United States District Court, S.D. California

April 16, 2014

MARK L. MATCHYNSKI, JR., Plaintiff,
v.
OCWEN LOAN SERVICING, et al., Defendants.

ORDER DISMISSING COMPLAINT FOR FAILURE TO STATE A CLAIM UPON WHICH RELIEF CAN BE GRANTED [DKT NOS. 39, 40, 41]

ROGER T. BENITEZ, District Judge.

On August 19, 2013, Plaintiff Mark L. Matchynski commenced this foreclosure-related action by filing a Complaint. On January 16, 2014, this Court granted a Motion to Dismiss this case in its entirety without prejudice. (Docket No. 37). On February 3, 2014, Plaintiff filed a First Amended Complaint (FAC). (Docket No. 38).
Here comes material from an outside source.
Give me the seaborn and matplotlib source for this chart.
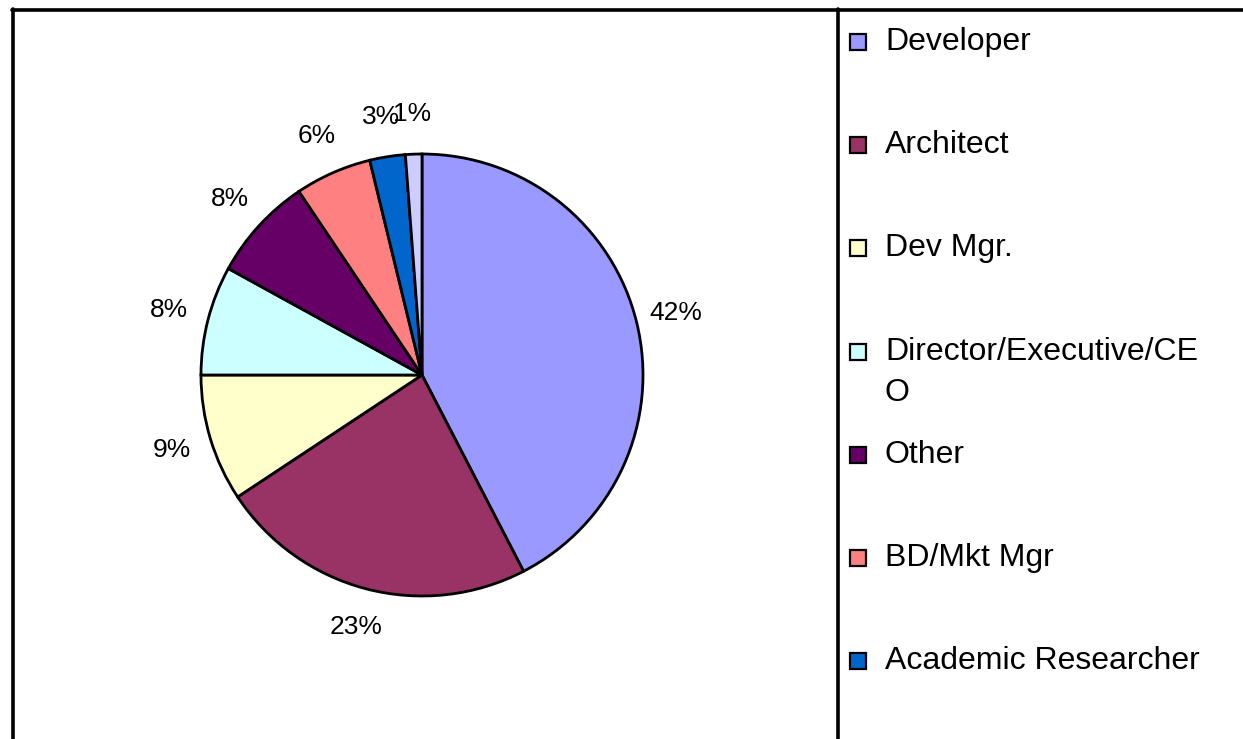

Before this Court are three Motions to Dismiss filed by Defendant Pacific City Bank (Docket No. 39), Defendant Advantage Title (Docket No. 40), and Defendants Federal National Mortgage Association, Mortgage Electronic Registration System Inc. (MERS), and Ocwen Loan Servicing (Ocwen). (Docket No. 41). For the reasons stated below, the Motions to Dismiss are GRANTED and this Complaint is DISMISSED WITH PREJUDICE in its entirety.

BACKGROUND

According to the FAC, Plaintiff owns property in San Diego, California ("Subject Property"). He alleges that he tendered a promissory note to a corporate bank in exchange for a "bank check note." (FAC ¶ 13). He states that he transferred all "ownership, equity, and rights" in the property to the "MM Balboa Arms Trust" on March 12, 2013, with Plaintiff as trustee. ( Id. ¶¶ 16-17).

Plaintiff alleges that he sent a letter to Ocwen Loan Servicing on July 15, 2013, in which he asked to inspect his original promissory note. ( Id. ¶ 18). He states that they replied by sending a copy of the original note. ( Id. ¶ 19). He alleges that Ocwen cannot produce the original note because they collateralized it or "cashed it like a check" at the Federal Reserve Bank. ( Id. ¶ 20). He contends that they are required to produce the note, and do not qualify for any exceptions to that rule under the Uniform Commercial Code. ( Id. )

Plaintiff states that on December 19, 2013, he sent a "Qualified Written Request" (QWR) to Ocwen and Federal National Mortgage Association (FNMA). ( Id. ¶ 21). Ocwen allegedly provided an "improper" response on December 26, 2013, asserting that it had been determined that he did not submit a proper QWR under RESPA guidelines, and that Ocwen was not required to comply with QWR timelines. ( Id. ¶ 22). FNMA has not responded. ( Id. ¶ 24). Plaintiff states that he sent a second QWR to Ocwen on January 22, 2014, but the has not received a response. ( Id. ¶¶ 23, 25). Plaintiff states that a servicer is required to provide the information requested or explain why the information is unavailable or cannot be obtained. ( Id. ¶ 27).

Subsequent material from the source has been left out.